Prompt
Extract the lines from the start through the line that holds "15.97, 15.84, 16.16, 15.9, 15.9, 16.3, 16.35, 16.82, 16.72]", both included, omitting all images.

═════ Record excerpts

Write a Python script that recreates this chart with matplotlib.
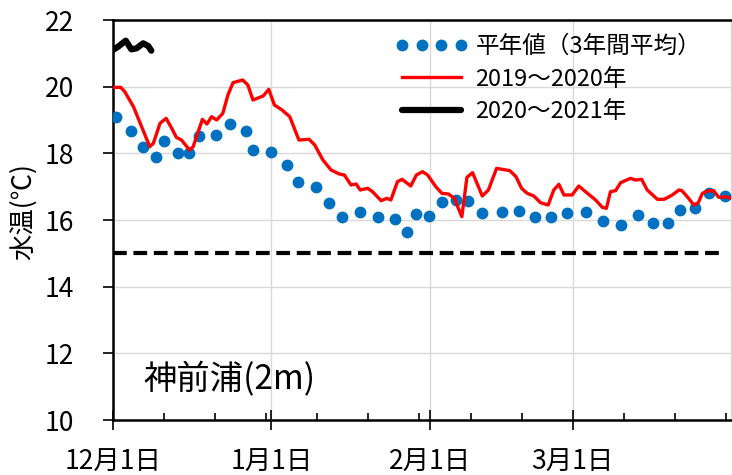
import matplotlib
matplotlib.use('Agg')
import matplotlib.pyplot as plt

plt.rcParams['font.family'] = ['Noto Sans CJK JP', 'DejaVu Sans']

# 日数は12月1日からの経過日
tick_days = [0, 31, 62, 90]
tick_labels = ['12月1日', '1月1日', '2月1日', '3月1日']

# 平年値(3年間平均)
avg_days = [0.5, 3.5, 5.9, 8.5, 10, 12.8, 14.9, 16.8, 20.1, 23, 26.1, 27.5, 30.9, 34, 36.3,
            39.8, 42.2, 44.9, 48.4, 51.8, 55.2, 57.5, 59.3, 61.9, 64.4, 67.1, 69.5, 72.3,
            76.2, 79.5, 82.7, 85.7, 88.8, 92.7, 95.9, 99.4, 102.8, 105.7, 108.7, 111.1,
            114, 116.7, 119.8]
avg_temp = [19.08, 18.67, 18.2, 17.9, 18.38, 18.0, 18.0, 18.52, 18.55, 18.88, 18.68, 18.1,
            18.03, 17.65, 17.15, 17.0, 16.52, 16.08, 16.25, 16.08, 16.03, 15.65, 16.17,
            16.13, 16.55, 16.6, 16.57, 16.22, 16.25, 16.28, 16.08, 16.08, 16.2, 16.24,
            15.97, 15.84, 16.16, 15.9, 15.9, 16.3, 16.35, 16.82, 16.72]

# 2019～2020年
y19_days = [0, 1.5, 2.3, 4, 5.6, 7.2, 7.9, 9.2, 10.4, 11.5, 12.4, 13.4, 15, 15.7, 17.5,
            18.4, 19.3, 20.3, 21.5, 22.5, 23.5, 25.4, 26.4, 27.4, 29.4, 30.5, 31.6, 33.1,
            34.6, 36.4, 38.4, 39.5, 41.1, 42.7, 44.3, 45.3, 46.6, 47.6, 48.4, 49.9, 50.8,
            52.5, 53.6, 54.4, 55.7, 56.6, 58.3, 59.4, 60.6, 61.6, 63.2, 64.4, 65.7, 66.8,
            68.3, 69.3, 70.4, 72.3, 73.5, 75.1, 76.2, 77.7, 78.9, 80, 81.1, 82.4, 83.7,
            85.2, 86.3, 87.3, 88.3, 89.9, 91.2, 92.5, 94.5, 95.8, 96.6, 97.4, 98.4, 99.4,
            101.3, 102.3, 103.5, 104.6, 106.6, 107.9, 109.5, 110.8, 111.4, 112.7, 113.7,
            114.6, 115.4, 116.6, 117.6, 118.6, 119.9, 121]
y19_temp = [19.98, 19.98, 19.85, 19.4, 18.8, 18.2, 18.3, 18.9, 19.05, 18.75, 18.48, 18.4,
            18.1, 18.2, 19.02, 18.88, 19.1, 19.0, 19.2, 19.75, 20.12, 20.2, 20.05, 19.6,
            19.72, 19.92, 19.45, 19.3, 19.1, 18.4, 18.42, 18.25, 17.8, 17.5, 17.38, 17.35,
            17.05, 17.08, 16.9, 16.95, 16.85, 16.58, 16.65, 16.6, 17.15, 17.22, 17.02,
            17.35, 17.45, 17.35, 17.0, 16.8, 16.78, 16.65, 16.1, 17.28, 17.42, 16.72, 16.9,
            17.55, 17.52, 17.48, 17.3, 16.95, 16.8, 16.72, 16.52, 16.45, 16.9, 17.07,
            16.75, 16.75, 17.02, 16.85, 16.6, 16.38, 16.35, 16.85, 16.88, 17.12, 17.25,
            17.2, 17.22, 16.9, 16.62, 16.62, 16.75, 16.9, 16.88, 16.65, 16.45, 16.52, 16.8,
            16.88, 16.88, 16.68, 16.7, 16.65]

# 2020～2021年
y20_days = [0, 1, 2.5, 3.6, 4.6, 5.9, 6.9, 7.5]
y20_temp = [21.1, 21.2, 21.38, 21.12, 21.15, 21.3, 21.22, 21.08]

# 15℃の線
ref_days = [0, 119.5]
ref_temp = [15, 15]

fig = plt.figure(figsize=(7.32, 4.75), dpi=100)
ax = fig.add_axes([113 / 732, 1 - 420 / 475, 618 / 732, 400 / 475])

ax.plot(ref_days, ref_temp, color='black', lw=3, dashes=(3.3, 1.6), zorder=2)
ax.plot(avg_days, avg_temp, 'o', color='#0070C0', ms=8.5, mec='none', label='平年値（3年間平均）', zorder=3)
ax.plot(y19_days, y19_temp, color='#FF0000', lw=2.4, label='2019～2020年', zorder=4)
ax.plot(y20_days, y20_temp, color='black', lw=4.5, solid_capstyle='round', label='2020～2021年', zorder=5)

ax.set_xlim(0, 121)
ax.set_ylim(10, 22)
ax.set_yticks(range(10, 23, 2))
ax.set_xticks(tick_days)
ax.set_xticklabels(tick_labels)
ax.set_xticks(range(0, 121, 10), minor=True)

ax.grid(True, color='#D9D9D9', lw=1)
ax.set_axisbelow(True)

for s in ['left', 'bottom', 'top']:
    ax.spines[s].set_linewidth(1.8)
ax.spines['right'].set_color('#D9D9D9')
ax.spines['right'].set_linewidth(1)

ax.tick_params(axis='y', direction='out', length=7, width=1.2, labelsize=19, pad=21)
ax.tick_params(axis='x', which='major', direction='inout', length=14, width=1.2, labelsize=19, pad=14)
ax.tick_params(axis='x', which='minor', direction='in', length=5, width=1.2)

ax.set_ylabel('水温(℃)', fontsize=19)
ax.yaxis.set_label_coords(-0.123, 0.52)

ax.text(0.0485, 0.1, '神前浦(2m)', transform=ax.transAxes, fontsize=24, ha='left', va='center')

ax.legend(loc='upper left', bbox_to_anchor=((395 - 113) / 618, 0.962), frameon=False,
          fontsize=17, numpoints=4, handlelength=3.1, handletextpad=0.3,
          labelspacing=0.4, borderpad=0, borderaxespad=0)

fig.savefig('out.png', dpi=100)
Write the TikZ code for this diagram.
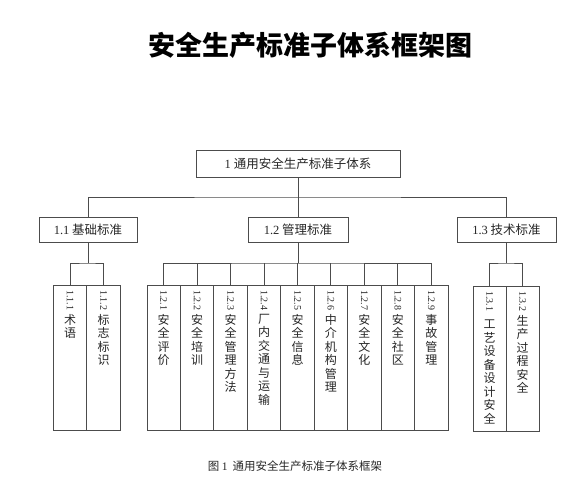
\documentclass[tikz,border=0pt]{standalone}
\usepackage{fontspec}
\usepackage{graphicx}
\setmainfont{Liberation Serif}
\newfontfamily\cjk{Noto Sans CJK SC}
\newcommand{\vnum}[1]{\rotatebox{-90}{\rmfamily\fontsize{10}{10}\selectfont #1}}

\begin{document}
\begin{tikzpicture}
			[x=1pt, y=-1pt,
			link/.style={draw=black!70, line width=.9pt},
			block/.style={draw=black!70, line width=.9pt, inner sep=0pt, font=\cjk\fontsize{12.5}{15}\selectfont, text=black!85},
			leaf/.style={draw=black!70, line width=.9pt, minimum width=33.4pt, minimum height=145pt, inner sep=0pt, anchor=north},
			vtext/.style={anchor=north, align=center, inner sep=0pt, font=\cjk\fontsize{12}{13.5}\selectfont, text=black!85}]
			\useasboundingbox (0,0) rectangle (586,499);
			\node[font=\cjk\bfseries\fontsize{27}{30}\selectfont] (title) at (310,45) {安全生产标准子体系框架图};
			% top levels
			\node[block, minimum width=204pt, minimum height=27pt] (top) at (298,163.5) {{\rmfamily 1} 通用安全生产标准子体系};
			\node[block, minimum width=98pt, minimum height=25pt] (l1) at (88,229.5) {{\rmfamily 1.1} 基础标准};
			\node[block, minimum width=100pt, minimum height=25pt] (l2) at (298,229.5) {{\rmfamily 1.2} 管理标准};
			\node[block, minimum width=99pt, minimum height=25pt] (l3) at (506.5,229.5) {{\rmfamily 1.3} 技术标准};
			\coordinate (bar) at (298,197);
			\draw[link] (top) -- (bar);
			\draw[link] (l1.north) |- (bar) -| (l3.north);
			\draw[link] (bar) -- (l2);
			% 1.1
			\node[leaf, minimum width=33.5pt] (a11) at (70,285) {};
			\node[leaf, minimum width=33.5pt] (a12) at (103.5,285) {};
			\node[vtext] (ta11) at ([yshift=-5pt]a11.north) {\vnum{1.1.1}\\[3pt] 术\\语};
			\node[vtext] (ta12) at ([yshift=-5pt]a12.north) {\vnum{1.1.2}\\[3pt] 标\\志\\标\\识};
			\coordinate (s1) at (88,263);
			\draw[link] (l1) -- (s1);
			\draw[link] (a11.north) |- (s1) -| (a12.north);
			% 1.2
			\node[leaf] (b1) at (163.7,285) {};
			\node[leaf] (b2) at (197.2,285) {};
			\node[leaf] (b3) at (230.6,285) {};
			\node[leaf] (b4) at (264.1,285) {};
			\node[leaf] (b5) at (297.5,285) {};
			\node[leaf] (b6) at (330.9,285) {};
			\node[leaf] (b7) at (364.4,285) {};
			\node[leaf] (b8) at (397.8,285) {};
			\node[leaf] (b9) at (431.3,285) {};
			\node[vtext] (tb1) at ([yshift=-5pt]b1.north) {\vnum{1.2.1}\\[3pt] 安\\全\\评\\价};
			\node[vtext] (tb2) at ([yshift=-5pt]b2.north) {\vnum{1.2.2}\\[3pt] 安\\全\\培\\训};
			\node[vtext] (tb3) at ([yshift=-5pt]b3.north) {\vnum{1.2.3}\\[3pt] 安\\全\\管\\理\\方\\法};
			\node[vtext] (tb4) at ([yshift=-5pt]b4.north) {\vnum{1.2.4}\\[3pt] 厂\\内\\交\\通\\与\\运\\输};
			\node[vtext] (tb5) at ([yshift=-5pt]b5.north) {\vnum{1.2.5}\\[3pt] 安\\全\\信\\息};
			\node[vtext] (tb6) at ([yshift=-5pt]b6.north) {\vnum{1.2.6}\\[3pt] 中\\介\\机\\构\\管\\理};
			\node[vtext] (tb7) at ([yshift=-5pt]b7.north) {\vnum{1.2.7}\\[3pt] 安\\全\\文\\化};
			\node[vtext] (tb8) at ([yshift=-5pt]b8.north) {\vnum{1.2.8}\\[3pt] 安\\全\\社\\区};
			\node[vtext] (tb9) at ([yshift=-5pt]b9.north) {\vnum{1.2.9}\\[3pt] 事\\故\\管\\理};
			\coordinate (s2) at (298,263);
			\draw[link] (l2) -- (s2);
			\draw[link] (b1.north) |- (s2) -| (b9.north);
			\draw[link] (b2.north) -- (b2.north |- s2);
			\draw[link] (b3.north) -- (b3.north |- s2);
			\draw[link] (b4.north) -- (b4.north |- s2);
			\draw[link] (b5.north) -- (b5.north |- s2);
			\draw[link] (b6.north) -- (b6.north |- s2);
			\draw[link] (b7.north) -- (b7.north |- s2);
			\draw[link] (b8.north) -- (b8.north |- s2);
			% 1.3
			\node[leaf, minimum width=33pt] (c1) at (489.5,286) {};
			\node[leaf, minimum width=33pt] (c2) at (522.5,286) {};
			\node[vtext] (tc1) at ([yshift=-5pt]c1.north) {\vnum{1.3.1}\\[8pt] 工\\艺\\设\\备\\设\\计\\安\\全};
			\node[vtext] (tc2) at ([yshift=-5pt]c2.north) {\vnum{1.3.2}\\[3pt] 生\\产\\过\\程\\安\\全};
			\coordinate (s3) at (506.5,263);
			\draw[link] (l3) -- (s3);
			\draw[link] (c1.north) |- (s3) -| (c2.north);
			\node[font=\cjk\fontsize{11.5}{14}\selectfont, text=black!85] (cap) at (295,466) {图 {\rmfamily 1}\ \ 通用安全生产标准子体系框架};
		\end{tikzpicture}
\end{document}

══════════

Output for this exercise
Write a Python script that recreates this chart with matplotlib.
import matplotlib
matplotlib.use('Agg')
import matplotlib.pyplot as plt

plt.rcParams['font.family'] = ['Noto Sans CJK JP', 'DejaVu Sans']

# 日数は12月1日からの経過日
tick_days = [0, 31, 62, 90]
tick_labels = ['12月1日', '1月1日', '2月1日', '3月1日']

# 平年値(3年間平均)
avg_days = [0.5, 3.5, 5.9, 8.5, 10, 12.8, 14.9, 16.8, 20.1, 23, 26.1, 27.5, 30.9, 34, 36.3,
            39.8, 42.2, 44.9, 48.4, 51.8, 55.2, 57.5, 59.3, 61.9, 64.4, 67.1, 69.5, 72.3,
            76.2, 79.5, 82.7, 85.7, 88.8, 92.7, 95.9, 99.4, 102.8, 105.7, 108.7, 111.1,
            114, 116.7, 119.8]
avg_temp = [19.08, 18.67, 18.2, 17.9, 18.38, 18.0, 18.0, 18.52, 18.55, 18.88, 18.68, 18.1,
            18.03, 17.65, 17.15, 17.0, 16.52, 16.08, 16.25, 16.08, 16.03, 15.65, 16.17,
            16.13, 16.55, 16.6, 16.57, 16.22, 16.25, 16.28, 16.08, 16.08, 16.2, 16.24,
            15.97, 15.84, 16.16, 15.9, 15.9, 16.3, 16.35, 16.82, 16.72]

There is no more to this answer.